Join Eran Stern for an in-depth discussion in this video Reviewing, choosing, and preparing footage, part of After Effects Artist in Action: Eran Stern's Personal Transporter.
In this movie, we will review and choose the best footage file to use, and we will also go in to adjust its volume control. I'm starting here, inside Adobe Bridge, and I can see all the eight takes of the footage that I took the same day. The actor in this case is my brother, Yuval. And, I'm going to switch from the Essentials to the Filmstrip View. This way, when I'm choosing something, I can lower the volume all the way down, and play it for you.
We can see the result. Now, the first thing, which is the most important, is to plan your shot. In this case, we can see that I'm just explaining to my brother what I want him to do. And, my plan was for him to get inside the frame, and then draw an imaginary circle in the air. After that, he should duck, and stay on the floor a couple of moments, and then leave the screen.

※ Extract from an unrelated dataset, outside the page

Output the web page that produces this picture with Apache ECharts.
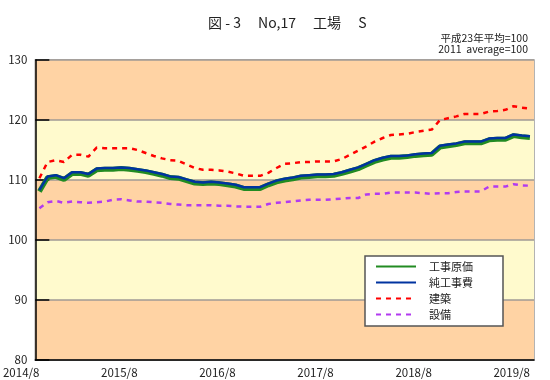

And, you see that we've got a couple of takes here that Yuval is doing the same action all over again. And, the most important thing, if you are going to shoot something like this, is, of course, to leave the camera rolling after Yuval, or your actor, is actually leaving the screen. This will become more clear why we need it in the later movies. Anyhow, I'm not going to bore you with all the takes. I watched them all and already decided that this shoot MVI_7884 is the one that we are going to shoot.
So, I'm going to raise the volume here. And, let's just watch this take from the beginning. (video playing)xxxxxxxxxxxxxxxxxxxxx We can see that the core of settings is a little bit different from the previous one. And also, we've got a couple of issues that we should take care of in terms of video noise and grain.
However, the first stage is just to take this Raw footage, and import it inside After Effect. In order to do so, you can right-click on the footage, and then just ask it from the Open With menu to open with Adobe After Effects. In my case, I'm going to import it to my already opened project. If I have access to the footage files, you can work along with me; otherwise you can work with your own footage. Inside After Effects, I'm going to press on the Create New Composition button.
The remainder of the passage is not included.